2021 erschien dann sein erstes Buch mit dem Titel "Don't Forget Us Here: Lost and Found at Guantánamo." Darin schildert er seine Erlebnisse und die Bedingungen im Gefangenenlager, sowie den langen Weg zu seiner Freilassung. Wobei er sich immer wieder fragen muss, ob er denn frei ist. Zwar foltert ihn niemand und er wird nicht zwangsernährt. In die serbische Gesellschaft wurde er jedoch noch nicht aufgenommen. "Mein Leben in Serbien ist sowas wie Guantánamo 2.0", meint Adayfi. Und deshalb trägt er, so oft er kann, die Farbe Orange – in Anspielung auf den Gefangenenoverall.

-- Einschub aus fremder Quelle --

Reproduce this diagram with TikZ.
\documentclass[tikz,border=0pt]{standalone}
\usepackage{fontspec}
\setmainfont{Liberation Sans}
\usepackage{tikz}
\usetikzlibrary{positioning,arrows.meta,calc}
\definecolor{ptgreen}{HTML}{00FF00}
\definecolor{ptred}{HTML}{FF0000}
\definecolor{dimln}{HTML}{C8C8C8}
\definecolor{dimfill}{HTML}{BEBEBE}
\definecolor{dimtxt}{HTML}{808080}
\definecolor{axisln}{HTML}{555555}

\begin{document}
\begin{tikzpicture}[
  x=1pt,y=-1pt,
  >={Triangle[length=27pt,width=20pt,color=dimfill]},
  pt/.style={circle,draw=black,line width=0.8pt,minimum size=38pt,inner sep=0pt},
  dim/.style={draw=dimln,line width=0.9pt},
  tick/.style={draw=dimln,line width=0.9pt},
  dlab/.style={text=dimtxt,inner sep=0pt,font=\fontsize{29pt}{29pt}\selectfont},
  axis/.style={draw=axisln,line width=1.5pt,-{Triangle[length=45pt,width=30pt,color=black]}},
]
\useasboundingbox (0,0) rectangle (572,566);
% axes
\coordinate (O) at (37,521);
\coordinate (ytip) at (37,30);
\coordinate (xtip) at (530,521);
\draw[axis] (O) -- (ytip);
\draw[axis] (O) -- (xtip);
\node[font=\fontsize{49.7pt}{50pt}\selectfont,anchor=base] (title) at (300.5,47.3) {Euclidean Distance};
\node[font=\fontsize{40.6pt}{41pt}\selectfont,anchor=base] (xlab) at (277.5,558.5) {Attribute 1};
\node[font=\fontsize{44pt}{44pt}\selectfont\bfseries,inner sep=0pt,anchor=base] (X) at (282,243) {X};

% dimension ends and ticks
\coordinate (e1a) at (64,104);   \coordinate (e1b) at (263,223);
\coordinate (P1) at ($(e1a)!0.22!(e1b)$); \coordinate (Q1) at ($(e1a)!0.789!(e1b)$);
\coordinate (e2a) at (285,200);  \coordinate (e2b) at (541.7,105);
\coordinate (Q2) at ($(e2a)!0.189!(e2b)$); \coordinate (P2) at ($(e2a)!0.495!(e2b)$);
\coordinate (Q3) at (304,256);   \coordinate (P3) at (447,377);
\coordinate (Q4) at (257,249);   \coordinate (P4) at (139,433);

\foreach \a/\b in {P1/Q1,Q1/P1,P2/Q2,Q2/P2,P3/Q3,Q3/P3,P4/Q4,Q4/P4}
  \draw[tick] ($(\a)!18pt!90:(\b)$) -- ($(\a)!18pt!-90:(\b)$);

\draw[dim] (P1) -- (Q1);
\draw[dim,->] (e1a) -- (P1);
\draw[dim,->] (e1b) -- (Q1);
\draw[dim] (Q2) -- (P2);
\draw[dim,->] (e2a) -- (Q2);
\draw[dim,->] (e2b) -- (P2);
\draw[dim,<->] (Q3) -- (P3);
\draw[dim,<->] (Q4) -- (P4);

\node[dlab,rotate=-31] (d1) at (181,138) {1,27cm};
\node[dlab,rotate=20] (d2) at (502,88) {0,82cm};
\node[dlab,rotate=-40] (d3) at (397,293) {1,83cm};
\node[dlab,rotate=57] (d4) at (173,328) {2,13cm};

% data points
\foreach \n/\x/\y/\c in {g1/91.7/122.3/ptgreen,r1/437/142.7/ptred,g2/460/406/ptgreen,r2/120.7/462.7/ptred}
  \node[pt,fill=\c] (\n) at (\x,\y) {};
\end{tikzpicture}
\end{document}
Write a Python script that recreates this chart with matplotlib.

Und auch die Kappe mit der Nummer 441 ist stets griffbereit.
Häftling 441.
War ihm die Zahl einst aufgezwungen worden, so hat er sie jetzt für sich vereinnahmt. Hinter dieser Zahl steckt ein Name, eine Geschichte über ungebrochenen Mut und ein Lächeln, hinter dem Lebenslust steckt. Der Brownie, ja, der ist gerechtfertigt.